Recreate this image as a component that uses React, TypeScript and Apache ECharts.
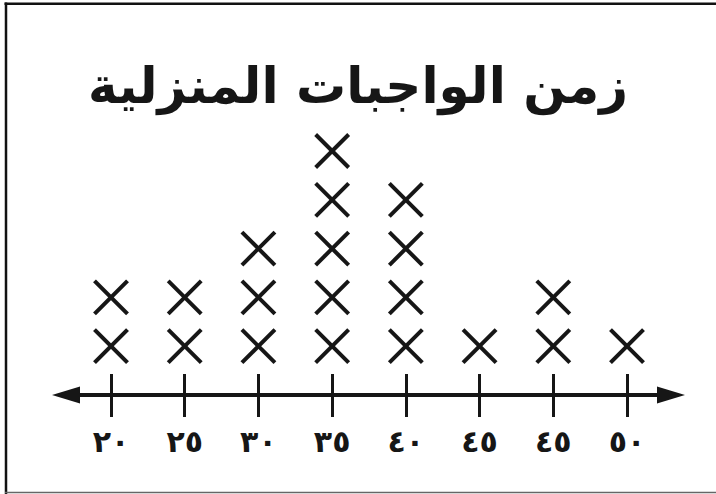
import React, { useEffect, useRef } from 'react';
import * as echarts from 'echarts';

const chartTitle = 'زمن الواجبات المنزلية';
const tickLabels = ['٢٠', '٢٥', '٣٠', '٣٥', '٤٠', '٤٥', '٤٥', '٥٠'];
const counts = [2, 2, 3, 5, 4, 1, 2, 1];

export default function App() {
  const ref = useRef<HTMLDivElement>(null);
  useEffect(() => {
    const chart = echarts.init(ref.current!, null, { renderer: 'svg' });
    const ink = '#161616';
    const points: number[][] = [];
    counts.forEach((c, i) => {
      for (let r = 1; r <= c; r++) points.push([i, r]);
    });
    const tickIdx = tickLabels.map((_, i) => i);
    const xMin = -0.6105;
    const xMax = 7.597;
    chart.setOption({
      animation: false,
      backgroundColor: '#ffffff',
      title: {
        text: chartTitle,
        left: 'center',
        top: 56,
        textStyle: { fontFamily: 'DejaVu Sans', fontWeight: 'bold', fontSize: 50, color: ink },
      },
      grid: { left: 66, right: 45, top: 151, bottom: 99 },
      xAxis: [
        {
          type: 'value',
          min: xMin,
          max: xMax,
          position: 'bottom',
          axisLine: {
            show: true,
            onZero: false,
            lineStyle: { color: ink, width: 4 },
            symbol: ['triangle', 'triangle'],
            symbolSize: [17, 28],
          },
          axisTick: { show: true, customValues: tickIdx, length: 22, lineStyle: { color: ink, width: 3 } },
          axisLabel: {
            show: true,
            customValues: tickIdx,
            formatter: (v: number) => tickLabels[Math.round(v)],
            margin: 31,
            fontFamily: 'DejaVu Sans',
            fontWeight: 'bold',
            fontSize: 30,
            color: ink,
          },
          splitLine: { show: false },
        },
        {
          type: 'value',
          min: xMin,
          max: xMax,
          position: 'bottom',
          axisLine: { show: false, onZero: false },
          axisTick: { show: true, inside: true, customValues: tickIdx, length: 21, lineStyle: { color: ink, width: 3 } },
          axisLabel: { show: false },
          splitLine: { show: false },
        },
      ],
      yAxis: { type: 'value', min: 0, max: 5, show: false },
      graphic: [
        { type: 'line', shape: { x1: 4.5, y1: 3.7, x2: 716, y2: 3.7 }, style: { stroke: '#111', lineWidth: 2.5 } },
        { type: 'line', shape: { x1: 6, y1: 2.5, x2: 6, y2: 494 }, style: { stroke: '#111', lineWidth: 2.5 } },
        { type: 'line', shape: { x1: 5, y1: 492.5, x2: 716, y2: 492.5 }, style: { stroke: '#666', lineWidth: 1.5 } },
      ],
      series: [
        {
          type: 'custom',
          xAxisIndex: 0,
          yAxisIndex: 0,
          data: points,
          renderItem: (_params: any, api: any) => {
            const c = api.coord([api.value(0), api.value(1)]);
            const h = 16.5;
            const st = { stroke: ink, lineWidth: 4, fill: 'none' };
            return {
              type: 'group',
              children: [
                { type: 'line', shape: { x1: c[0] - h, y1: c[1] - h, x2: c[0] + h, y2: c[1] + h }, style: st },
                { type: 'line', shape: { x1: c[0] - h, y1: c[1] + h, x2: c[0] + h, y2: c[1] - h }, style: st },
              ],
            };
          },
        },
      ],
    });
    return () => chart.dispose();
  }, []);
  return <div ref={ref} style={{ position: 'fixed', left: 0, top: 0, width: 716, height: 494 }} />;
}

..........

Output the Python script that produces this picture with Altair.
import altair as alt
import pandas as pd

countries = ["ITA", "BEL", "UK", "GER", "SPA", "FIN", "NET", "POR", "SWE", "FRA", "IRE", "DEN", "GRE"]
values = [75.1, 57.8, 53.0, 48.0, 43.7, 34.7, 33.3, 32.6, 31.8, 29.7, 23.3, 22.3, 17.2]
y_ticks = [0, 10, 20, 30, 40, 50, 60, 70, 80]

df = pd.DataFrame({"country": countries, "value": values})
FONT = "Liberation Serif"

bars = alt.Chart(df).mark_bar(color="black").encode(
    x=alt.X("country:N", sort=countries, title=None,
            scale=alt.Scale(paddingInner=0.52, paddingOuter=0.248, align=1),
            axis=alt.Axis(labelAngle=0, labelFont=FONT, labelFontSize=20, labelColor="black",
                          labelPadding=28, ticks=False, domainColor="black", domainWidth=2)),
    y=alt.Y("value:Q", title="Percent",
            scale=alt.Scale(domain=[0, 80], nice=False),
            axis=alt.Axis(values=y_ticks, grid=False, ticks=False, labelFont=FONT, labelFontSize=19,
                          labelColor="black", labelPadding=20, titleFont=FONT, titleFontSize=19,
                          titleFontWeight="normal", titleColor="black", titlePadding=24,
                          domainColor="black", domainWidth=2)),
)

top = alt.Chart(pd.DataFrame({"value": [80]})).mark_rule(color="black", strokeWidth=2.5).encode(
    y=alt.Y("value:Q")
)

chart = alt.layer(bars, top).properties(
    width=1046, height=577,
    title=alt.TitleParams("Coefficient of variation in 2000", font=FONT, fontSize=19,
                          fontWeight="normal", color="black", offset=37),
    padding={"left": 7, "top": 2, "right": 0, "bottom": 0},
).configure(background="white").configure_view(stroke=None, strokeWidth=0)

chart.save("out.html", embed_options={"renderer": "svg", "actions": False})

..........

### Written exercise
Write out, exactly and with nothing added, everything from the line with "Recreate this image" down to the line with "const counts = [2, 2, 3, 5, 4, 1, 2, 1];", both included. Drop any pictures.

### Solution to this task
Recreate this image as a component that uses React, TypeScript and Apache ECharts.
import React, { useEffect, useRef } from 'react';
import * as echarts from 'echarts';

const chartTitle = 'زمن الواجبات المنزلية';
const tickLabels = ['٢٠', '٢٥', '٣٠', '٣٥', '٤٠', '٤٥', '٤٥', '٥٠'];
const counts = [2, 2, 3, 5, 4, 1, 2, 1];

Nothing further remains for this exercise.